■ Aim of the task ■
Using the material below, print a verbatim copy of every line from the one containing "Convert this chart to Bokeh code." through the one containing "r2_dy = [-38, -55, 62, -37, -49, 33]", inclusive, and omit the pictures.

■ Entries provided ■
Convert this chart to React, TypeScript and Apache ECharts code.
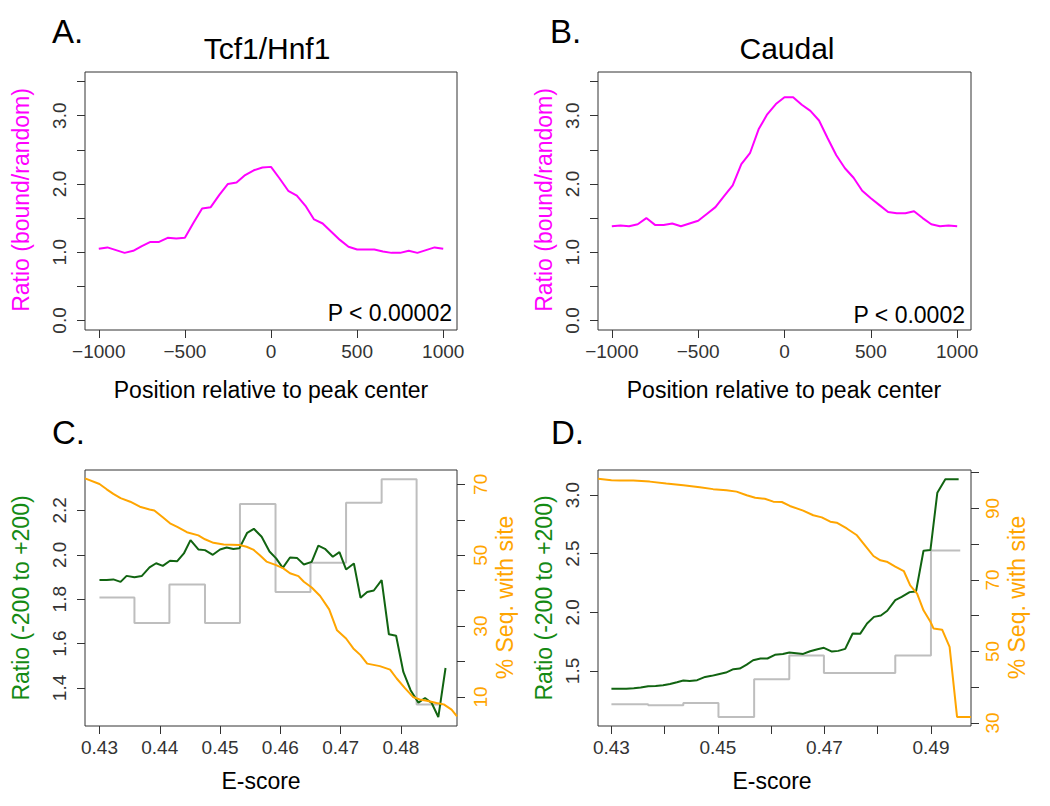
import React, { useEffect, useRef } from "react";
import * as echarts from "echarts";

// ---------- Data ----------
const positions = [
  -1000, -950, -900, -850, -800, -750, -700, -650, -600, -550, -500, -450, -400, -350, -300, -250, -200, -150, -100, -50,
  0, 50, 100, 150, 200, 250, 300, 350, 400, 450, 500, 550, 600, 650, 700, 750, 800, 850, 900, 950, 1000,
];
const ratioTcf = [
  1.05, 1.07, 1.03, 0.99, 1.02, 1.09, 1.15, 1.15, 1.21, 1.2, 1.21, 1.43, 1.64, 1.66, 1.84, 2.0, 2.02, 2.13, 2.2, 2.24,
  2.25, 2.08, 1.9, 1.83, 1.68, 1.48, 1.42, 1.3, 1.18, 1.08, 1.04, 1.04, 1.04, 1.01, 0.99, 0.99, 1.02, 0.99, 1.03, 1.07, 1.05,
];
const ratioCaudal = [
  1.38, 1.39, 1.38, 1.41, 1.5, 1.4, 1.4, 1.42, 1.38, 1.42, 1.46, 1.56, 1.66, 1.82, 1.98, 2.29, 2.45, 2.8, 3.02, 3.17,
  3.27, 3.27, 3.16, 3.07, 2.93, 2.67, 2.42, 2.23, 2.09, 1.9, 1.79, 1.69, 1.59, 1.57, 1.57, 1.6, 1.5, 1.41, 1.38, 1.39, 1.38,
];

// Panel C (Tcf1/Hnf1 E-score)
const escoreC = [
  0.43, 0.4312, 0.4323, 0.4335, 0.4345, 0.4358, 0.437, 0.4383, 0.4394, 0.4405, 0.4417, 0.4429, 0.444, 0.4451, 0.4464,
  0.4475, 0.4488, 0.45, 0.4511, 0.4522, 0.4532, 0.4545, 0.4556, 0.4569, 0.4582, 0.4593, 0.4604, 0.4616, 0.4628, 0.4639,
  0.4652, 0.4663, 0.4674, 0.4687, 0.4698, 0.4709, 0.4722, 0.4733, 0.4744, 0.4755, 0.4768, 0.478, 0.4792, 0.4804, 0.4816,
  0.4829, 0.484, 0.4851, 0.4862, 0.4874,
];
const ratioC = [
  1.886, 1.886, 1.889, 1.878, 1.905, 1.899, 1.904, 1.943, 1.962, 1.95, 1.973, 1.971, 2.006, 2.066, 2.024, 2.021, 2.0,
  2.024, 2.033, 2.026, 2.029, 2.099, 2.117, 2.081, 2.015, 1.984, 1.941, 1.988, 1.985, 1.956, 1.968, 2.041, 2.027, 1.991,
  2.012, 1.934, 1.961, 1.806, 1.832, 1.839, 1.886, 1.642, 1.635, 1.472, 1.39, 1.334, 1.355, 1.332, 1.269, 1.49,
];
const binStartC = [0.43, 0.4358, 0.4416, 0.4475, 0.4533, 0.4592, 0.465, 0.4709, 0.4768, 0.4826, 0.4869];
const binRatioC = [1.808, 1.693, 1.866, 1.693, 2.229, 1.832, 1.964, 2.235, 2.34, 1.325, 1.325];
const escoreSeqC = [
  0.4276, 0.43, 0.4312, 0.4323, 0.4335, 0.4351, 0.4367, 0.4383, 0.4391, 0.4405, 0.4417, 0.4429, 0.4445, 0.4464, 0.4475,
  0.4489, 0.4506, 0.4532, 0.4544, 0.4555, 0.4566, 0.4577, 0.4593, 0.4605, 0.4616, 0.463, 0.4639, 0.4652, 0.4666, 0.4681,
  0.4694, 0.4709, 0.4721, 0.4733, 0.4744, 0.4765, 0.4782, 0.4793, 0.4807, 0.482, 0.4831, 0.4843, 0.4859, 0.4871, 0.4884,
  0.4893,
];
const pctSeqC = [
  71.7, 70.1, 68.6, 67.3, 66.1, 65.1, 63.7, 62.9, 62.6, 60.7, 59.0, 58.0, 56.5, 55.6, 54.5, 53.5, 53.0, 52.9, 52.4, 51.6,
  50.0, 48.2, 47.2, 46.3, 44.9, 44.1, 42.5, 40.9, 38.5, 34.7, 28.8, 26.5, 23.7, 21.8, 19.4, 18.7, 17.7, 15.2, 12.4, 10.0,
  9.3, 8.9, 8.3, 7.9, 6.4, 4.5,
];

// Panel D (Caudal E-score)
const escoreD = [
  0.43, 0.4314, 0.4328, 0.4342, 0.4355, 0.4369, 0.4383, 0.4397, 0.441, 0.4423, 0.4435, 0.4447, 0.4461, 0.4476, 0.4488,
  0.4501, 0.4515, 0.4529, 0.4541, 0.4554, 0.4566, 0.458, 0.4593, 0.4607, 0.4622, 0.4634, 0.4647, 0.466, 0.4673, 0.4687,
  0.4699, 0.4714, 0.4726, 0.4739, 0.4753, 0.4767, 0.478, 0.4793, 0.4806, 0.4818, 0.4833, 0.4845, 0.486, 0.4872, 0.4886,
  0.4899, 0.4912, 0.4927, 0.4939, 0.4952,
];
const ratioD = [
  1.349, 1.349, 1.347, 1.352, 1.358, 1.369, 1.372, 1.378, 1.389, 1.404, 1.418, 1.415, 1.421, 1.449, 1.458, 1.472, 1.486,
  1.515, 1.52, 1.554, 1.591, 1.606, 1.606, 1.637, 1.645, 1.657, 1.651, 1.645, 1.668, 1.685, 1.697, 1.665, 1.671, 1.688,
  1.819, 1.816, 1.905, 1.961, 1.973, 2.013, 2.104, 2.132, 2.172, 2.178, 2.525, 2.531, 3.02, 3.134, 3.134, 3.134,
];
const binStartD = [0.43, 0.4369, 0.4435, 0.4501, 0.4568, 0.4634, 0.4699, 0.4766, 0.4833, 0.49, 0.4955];
const binRatioD = [1.216, 1.207, 1.227, 1.107, 1.429, 1.631, 1.483, 1.483, 1.631, 2.528, 2.528];
const escoreSeqD = [
  0.4275, 0.43, 0.4316, 0.4341, 0.4372, 0.4403, 0.4435, 0.4466, 0.4491, 0.4516, 0.4535, 0.4554, 0.457, 0.4588, 0.4604,
  0.462, 0.4635, 0.466, 0.4679, 0.4695, 0.4711, 0.4723, 0.4742, 0.4761, 0.4776, 0.4792, 0.4805, 0.4817, 0.4833, 0.4849,
  0.4861, 0.4874, 0.4886, 0.4899, 0.4905, 0.4921, 0.4935, 0.4949, 0.4975,
];
const pctSeqD = [
  98.3, 97.9, 97.8, 97.8, 97.5, 97.0, 96.5, 95.9, 95.4, 95.1, 94.7, 93.7, 93.0, 92.7, 91.9, 91.8, 90.7, 89.4, 88.1, 87.5,
  86.3, 86.0, 84.4, 82.5, 79.7, 76.7, 75.5, 75.1, 73.7, 72.5, 68.5, 66.2, 61.5, 58.3, 56.4, 56.1, 51.3, 31.7, 31.7,
];

// ---------- Tick values ----------
const posTicks = [-1000, -500, 0, 500, 1000];
const ratioTicksAB = [0, 0.5, 1, 1.5, 2, 2.5, 3, 3.5];
const ratioLabelsAB = [0, 1, 2, 3];
const escoreTicksC = [0.43, 0.44, 0.45, 0.46, 0.47, 0.48];
const ratioTicksC = [1.4, 1.6, 1.8, 2.0, 2.2];
const pctTicksC = [10, 20, 30, 40, 50, 60, 70];
const pctLabelsC = [10, 30, 50, 70];
const escoreTicksD = [0.43, 0.44, 0.45, 0.46, 0.47, 0.48, 0.49];
const escoreLabelsD = [0.43, 0.45, 0.47, 0.49];
const ratioTicksD = [1.5, 2.0, 2.5, 3.0];
const pctTicksD = [30, 40, 50, 60, 70, 80, 90, 100];
const pctLabelsD = [30, 50, 70, 90];

// ---------- Styles ----------
const FONT = "'Liberation Sans', Arial, Helvetica, sans-serif";
const MAGENTA = "#FF00FF";
const GREEN_LINE = "#116411";
const GREEN_TEXT = "#148a14";
const ORANGE = "#FFA500";
const GRAY = "#BEBEBE";
const INK = "#333333";

const zip = (xs: number[], ys: number[]) => xs.map((x, i) => [x, ys[i]]);

function axis(
  gridIndex: number,
  min: number,
  max: number,
  ticks: number[],
  labels: number[],
  fmt: (v: number) => string,
  margin: number,
  extra: any = {},
  labelColor = INK
) {
  return {
    type: "value",
    gridIndex,
    min,
    max,
    axisLine: { show: false, onZero: false },
    splitLine: { show: false },
    axisTick: { show: true, customValues: ticks, length: 8, lineStyle: { color: INK, width: 1 } },
    axisLabel: {
      customValues: labels,
      formatter: fmt,
      margin,
      fontSize: 19,
      color: labelColor,
      fontFamily: FONT,
      ...(extra.rotate ? { rotate: extra.rotate } : {}),
    },
    ...(extra.position ? { position: extra.position } : {}),
  };
}

const fmtPos = (v: number) => (v < 0 ? "\u2212" + Math.abs(v) : String(v));
const fmt1 = (v: number) => v.toFixed(1);
const fmt2 = (v: number) => v.toFixed(2);
const fmt0 = (v: number) => String(Math.round(v));

function txt(text: string, x: number, y: number, size: number, align: string, color = "#000", rotate = false) {
  return {
    type: "text",
    x,
    y,
    rotation: rotate ? Math.PI / 2 : 0,
    silent: true,
    style: {
      text,
      fill: color,
      fontSize: size,
      fontFamily: FONT,
      align,
      verticalAlign: "middle",
    },
  };
}

export default function App() {
  const ref = useRef<HTMLDivElement>(null);

  useEffect(() => {
    if (!ref.current) return;
    const chart = echarts.init(ref.current, null, { renderer: "svg" });

    const gridBase = { show: true, borderColor: INK, borderWidth: 1, backgroundColor: "transparent", containLabel: false, outerBoundsMode: "none" };

    const option: any = {
      animation: false,
      backgroundColor: "#ffffff",
      textStyle: { fontFamily: FONT },
      grid: [
        { ...gridBase, left: 85, top: 72, width: 372, height: 258 },
        { ...gridBase, left: 598, top: 72, width: 373, height: 258 },
        { ...gridBase, left: 85, top: 470, width: 372, height: 256 },
        { ...gridBase, left: 598, top: 470, width: 373, height: 256 },
      ],
      xAxis: [
        axis(0, -1080, 1080, posTicks, posTicks, fmtPos, 12),
        axis(1, -1080, 1080, posTicks, posTicks, fmtPos, 12),
        axis(2, 0.4276, 0.4893, escoreTicksC, escoreTicksC, fmt2, 12),
        axis(3, 0.42748, 0.49752, escoreTicksD, escoreLabelsD, fmt2, 12),
      ],
      yAxis: [
        axis(0, -0.14, 3.64, ratioTicksAB, ratioLabelsAB, fmt1, 16, { rotate: 90 }),
        axis(1, -0.14, 3.64, ratioTicksAB, ratioLabelsAB, fmt1, 16, { rotate: 90 }),
        axis(2, 1.2286, 2.382, ratioTicksC, ratioTicksC, fmt1, 16, { rotate: 90 }),
        axis(2, 1.8, 74.05, pctTicksC, pctLabelsC, fmt0, 14, { rotate: 90, position: "right" }, ORANGE),
        axis(3, 1.0303, 3.2135, ratioTicksD, ratioTicksD, fmt1, 16, { rotate: 90 }),
        axis(3, 29.16, 100.75, pctTicksD, pctLabelsD, fmt0, 12, { rotate: 90, position: "right" }, ORANGE),
      ],
      series: [
        { type: "line", xAxisIndex: 0, yAxisIndex: 0, data: zip(positions, ratioTcf), showSymbol: false, symbol: "none", lineStyle: { color: MAGENTA, width: 2 } },
        { type: "line", xAxisIndex: 1, yAxisIndex: 1, data: zip(positions, ratioCaudal), showSymbol: false, symbol: "none", lineStyle: { color: MAGENTA, width: 2 } },
        { type: "line", xAxisIndex: 2, yAxisIndex: 2, data: zip(binStartC, binRatioC), step: "end", showSymbol: false, symbol: "none", lineStyle: { color: GRAY, width: 2 } },
        { type: "line", xAxisIndex: 2, yAxisIndex: 2, data: zip(escoreC, ratioC), showSymbol: false, symbol: "none", lineStyle: { color: GREEN_LINE, width: 2 } },
        { type: "line", xAxisIndex: 2, yAxisIndex: 3, data: zip(escoreSeqC, pctSeqC), showSymbol: false, symbol: "none", lineStyle: { color: ORANGE, width: 2 } },
        { type: "line", xAxisIndex: 3, yAxisIndex: 4, data: zip(binStartD, binRatioD), step: "end", showSymbol: false, symbol: "none", lineStyle: { color: GRAY, width: 2 } },
        { type: "line", xAxisIndex: 3, yAxisIndex: 4, data: zip(escoreD, ratioD), showSymbol: false, symbol: "none", lineStyle: { color: GREEN_LINE, width: 2 } },
        { type: "line", xAxisIndex: 3, yAxisIndex: 5, data: zip(escoreSeqD, pctSeqD), showSymbol: false, symbol: "none", lineStyle: { color: ORANGE, width: 2 } },
      ],
      graphic: [
        txt("A.", 52, 31, 33, "left"),
        txt("B.", 550, 31, 33, "left"),
        txt("C.", 52, 432.5, 33, "left"),
        txt("D.", 551, 432.5, 33, "left"),
        txt("Tcf1/Hnf1", 267, 48, 30, "center"),
        txt("Caudal", 787, 48, 30, "center"),
        txt("Position relative to peak center", 271, 390, 23, "center"),
        txt("Position relative to peak center", 784, 390, 23, "center"),
        txt("E-score", 261, 781, 23, "center"),
        txt("E-score", 772, 781, 23, "center"),
        txt("P < 0.00002", 452, 313, 23, "right"),
        txt("P < 0.0002", 965, 314.5, 23, "right"),
        txt("Ratio (bound/random)", 20.5, 200, 23, "center", MAGENTA, true),
        txt("Ratio (bound/random)", 544, 200, 23, "center", MAGENTA, true),
        txt("Ratio (-200 to +200)", 20.5, 598, 23, "center", GREEN_TEXT, true),
        txt("Ratio (-200 to +200)", 544, 598, 23, "center", GREEN_TEXT, true),
        txt("% Seq. with site", 505, 597.5, 23, "center", ORANGE, true),
        txt("% Seq. with site", 1017, 597.5, 23, "center", ORANGE, true),
      ],
    };

    chart.setOption(option);
    return () => chart.dispose();
  }, []);

  return <div ref={ref} style={{ position: "absolute", left: 0, top: 0, width: 1050, height: 806 }} />;
}
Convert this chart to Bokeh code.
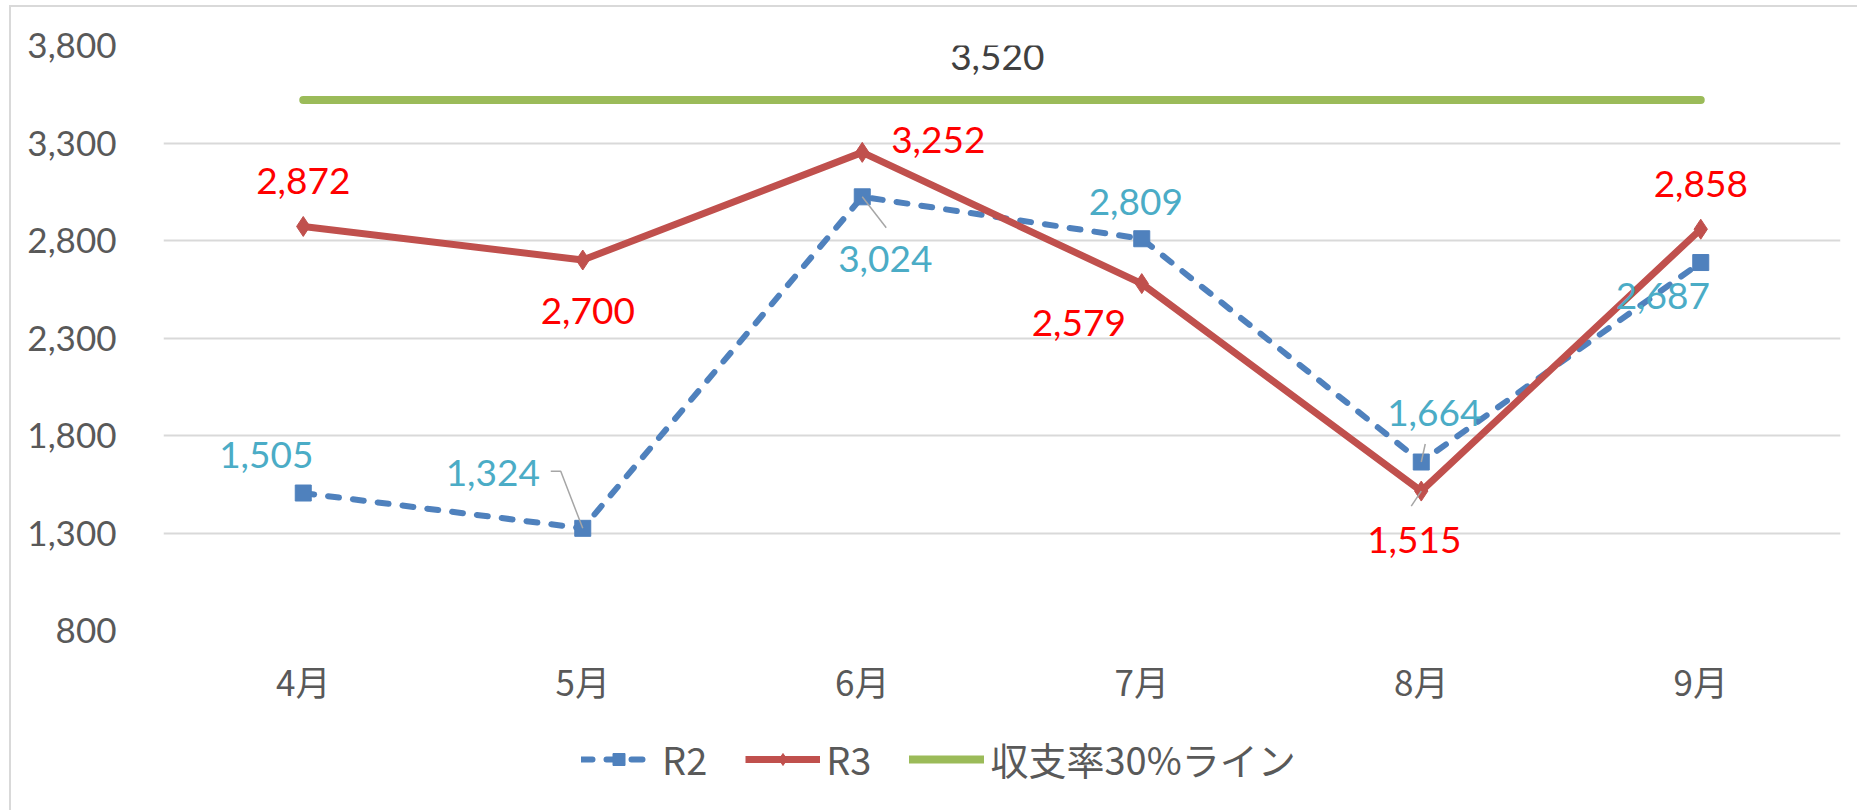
from bokeh.plotting import figure
from bokeh.layouts import column
from bokeh.models import (FixedTicker, NumeralTickFormatter, Legend, LegendItem, Range1d)
from bokeh.core.properties import value
from bokeh.embed import file_html
from bokeh.resources import INLINE

# ---- data ----
months = ["4月", "5月", "6月", "7月", "8月", "9月"]
r2 = [1505, 1324, 3024, 2809, 1664, 2687]
r3 = [2872, 2700, 3252, 2579, 1515, 2858]
line30 = [3520, 3520, 3520, 3520, 3520, 3520]
y_ticks = [800, 1300, 1800, 2300, 2800, 3300, 3800]
series_names = ["R2", "R3", "収支率30%ライン"]

# ---- label placement (pixel offsets, styling only) ----
r3_dx = [0, 5, 76, -63, -7, 0]
r3_dy = [-45, 51, -12, 39, 49, -45]
r2_dx = [-37, -90, 23, -6, 13, -38]
r2_dy = [-38, -55, 62, -37, -49, 33]

# ---- styles ----
C_R2, C_R3, C_G = "#4F81BD", "#C0504D", "#9BBB59"
R2_STYLE = dict(line_color=C_R2, line_width=6, line_dash="11 14", line_cap="round")
R3_STYLE = dict(line_color=C_R3, line_width=7, line_join="round")
G_STYLE = dict(line_color=C_G, line_width=8, line_cap="round")

xs = list(range(len(months)))
Y0, Y1 = 800, 3800
FRAME_W, FRAME_H = 1677, 585
PX_X = (len(months)) / FRAME_W
PX_Y = (Y1 - Y0) / FRAME_H
TOTAL_W, TOTAL_H = 1846, 803
MAIN_H = 38 + FRAME_H + 90

p = figure(width=TOTAL_W, height=MAIN_H,
           x_range=Range1d(-0.5, len(months) - 0.5), y_range=Range1d(Y0, Y1),
           output_backend="svg", toolbar_location=None,
           min_border_left=152, min_border_right=17, min_border_top=38, min_border_bottom=90)
p.outline_line_color = None

p.xgrid.visible = False
p.ygrid.grid_line_color = "#D9D9D9"
p.ygrid.grid_line_width = 2

for ax in (p.xaxis[0], p.yaxis[0]):
    ax.axis_line_color = None
    ax.major_tick_line_color = None
    ax.minor_tick_line_color = None
    ax.major_label_text_color = "#595959"

p.yaxis.ticker = FixedTicker(ticks=y_ticks)
p.yaxis.formatter = NumeralTickFormatter(format="0,0")
p.yaxis.major_label_text_font = "Lato"
p.yaxis.major_label_text_font_size = "35px"
p.yaxis.major_label_standoff = 41

p.xaxis.ticker = FixedTicker(ticks=xs)
p.xaxis.major_label_overrides = {i: m for i, m in enumerate(months)}
p.xaxis.major_label_text_font = "Noto Sans CJK JP"
p.xaxis.major_label_text_font_size = "35px"
p.xaxis.major_label_standoff = 18

# ---- series ----
p.line(xs, r2, **R2_STYLE)
p.scatter(xs, r2, marker="square", size=16, color=C_R2)
p.line(xs, r3, **R3_STYLE)
p.scatter(xs, r3, marker="diamond", size=20, color=C_R3)
p.line(xs, line30, **G_STYLE)

# ---- leader lines (from data point, offsets in px) ----
def pt(i, vals, dx, dy):
    return xs[i] + dx * PX_X, vals[i] - dy * PX_Y

leaders = [
    (1, r2, [(-32, -57), (-22, -57), (0, 0)]),
    (2, r2, [(0, 0), (24, 31)]),
    (4, r2, [(0, 0), (4, -18)]),
    (4, r3, [(0, 0), (-10, 15)]),
]
lx, ly = [], []
for i, vals, offs in leaders:
    pts = [pt(i, vals, dx, dy) for dx, dy in offs]
    lx.append([a for a, b in pts])
    ly.append([b for a, b in pts])
p.multi_line(lx, ly, line_color="#A6A6A6", line_width=1.5)

# ---- data labels ----
p.text(x=xs, y=r3, text=[f"{v:,}" for v in r3], x_offset=r3_dx, y_offset=r3_dy,
       text_color="#FF0000", text_font=value("Lato"), text_font_size="37px",
       text_align="center", text_baseline="middle")
p.text(x=xs, y=r2, text=[f"{v:,}" for v in r2], x_offset=r2_dx, y_offset=r2_dy,
       text_color="#4BACC6", text_font=value("Lato"), text_font_size="37px",
       text_align="center", text_baseline="middle")
p.text(x=[xs[2]], y=[line30[2]], text=[f"{line30[2]:,}"], x_offset=135, y_offset=-43,
       text_color="#404040", text_font=value("Lato"), text_font_size="37px",
       text_align="center", text_baseline="middle")

# ---- legend strip (separate figure below the chart) ----
pl = figure(width=TOTAL_W, height=TOTAL_H - MAIN_H, x_range=Range1d(0, 1), y_range=Range1d(0, 1),
            x_axis_type=None, y_axis_type=None, output_backend="svg", toolbar_location=None,
            min_border=0)
pl.outline_line_color = None
pl.grid.visible = False
nan = float("nan")
e = dict(x=[nan], y=[nan])   # legend-only stand-ins, nothing is drawn
k2a = pl.line(**e, **R2_STYLE)
k2b = pl.scatter(**e, marker="square", size=18, color=C_R2)
k3a = pl.line(**e, **R3_STYLE)
k3b = pl.scatter(**e, marker="diamond", size=22, color=C_R3)
kg = pl.line(**e, **G_STYLE)
legend = Legend(items=[LegendItem(label=series_names[0], renderers=[k2a, k2b]),
                       LegendItem(label=series_names[1], renderers=[k3a, k3b]),
                       LegendItem(label=series_names[2], renderers=[kg])],
                orientation="horizontal", location=(418, 24),
                label_text_font="Noto Sans CJK JP", label_text_font_size="38px",
                label_text_color="#595959", glyph_width=75, glyph_height=30,
                label_standoff=6, spacing=38, border_line_color=None,
                background_fill_alpha=0, padding=5, margin=0)
pl.add_layout(legend, "center")

layout = column(p, pl, spacing=0,
                styles={"margin-left": "9px", "margin-top": "5px",
                        "border-top": "2px solid #D9D9D9", "border-left": "2px solid #D9D9D9"})

open("out.html", "w").write(file_html(layout, INLINE))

■ Output ■
Convert this chart to Bokeh code.
from bokeh.plotting import figure
from bokeh.layouts import column
from bokeh.models import (FixedTicker, NumeralTickFormatter, Legend, LegendItem, Range1d)
from bokeh.core.properties import value
from bokeh.embed import file_html
from bokeh.resources import INLINE

# ---- data ----
months = ["4月", "5月", "6月", "7月", "8月", "9月"]
r2 = [1505, 1324, 3024, 2809, 1664, 2687]
r3 = [2872, 2700, 3252, 2579, 1515, 2858]
line30 = [3520, 3520, 3520, 3520, 3520, 3520]
y_ticks = [800, 1300, 1800, 2300, 2800, 3300, 3800]
series_names = ["R2", "R3", "収支率30%ライン"]

# ---- label placement (pixel offsets, styling only) ----
r3_dx = [0, 5, 76, -63, -7, 0]
r3_dy = [-45, 51, -12, 39, 49, -45]
r2_dx = [-37, -90, 23, -6, 13, -38]
r2_dy = [-38, -55, 62, -37, -49, 33]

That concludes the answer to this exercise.